I see 3 options here a) moving private code to private modules over one swoop b) moving private code to private modules piecewise c) do nothing[^1]

I agree with @nstarman that a>b. I also agree with Marten c>b. The remaining question is how to compare a VS c.

Since, as you guys pointed out, we may eventualy have to move part the private code from astropy.units in response to Quantity 2.0 becoming a dependency, why not use that event as a pivot to switch our strategy to a, and keep status quo (c) in the mean time ?

[^1]: I'm only speaking about moving modules/members around here. Defining __all__ is a separate discussion and one that seems more consensual anyway.

mhvk commented 2 months ago

Numpy was in a different state, with, e.g., some parts of np.lib being public, while other parts were not, so there was more urgency than we have. Even so, they held off to numpy 2.0, where a lot of other stuff was broken too.

Overall, @neutrinoceros made the right list, and I guess the conclusion in the coordination meeting was that c>a at the present time. At a time when there is a larger API change (as Quantity 2.0 would be), the conclusion may well be different.
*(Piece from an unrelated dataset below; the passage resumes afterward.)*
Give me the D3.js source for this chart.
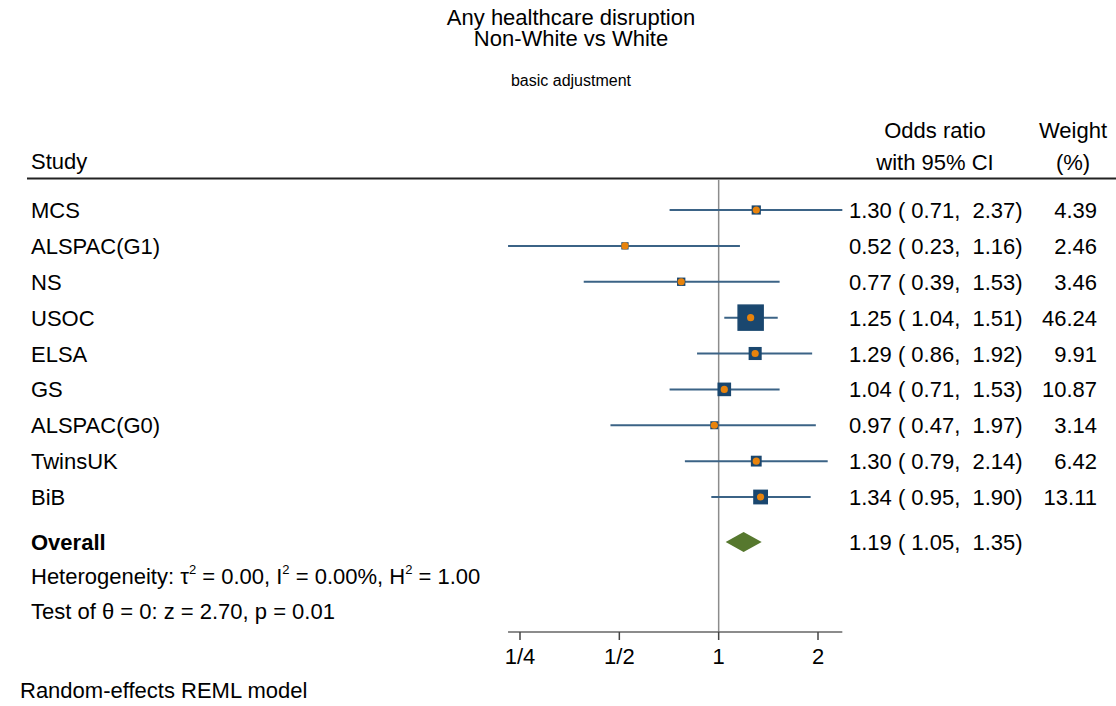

In the meantime, there's nothing stopping us from incrementally ensuring that docstrings and __all__ are all consistent and clear.

pllim commented 2 months ago

Also keep in mind that NumPy has the backing of private industry (e.g., NVidia). Astronomy does not. I have started seeing pipelines pinning numpy<2 privately just because they have larger fish to fry and no time to deal with breaking API here and there. To them, calibration accuracy and stability is way more important than whether astropy.units.quantity is private or not. We have to keep our main "customers" in mind and they are not "big money".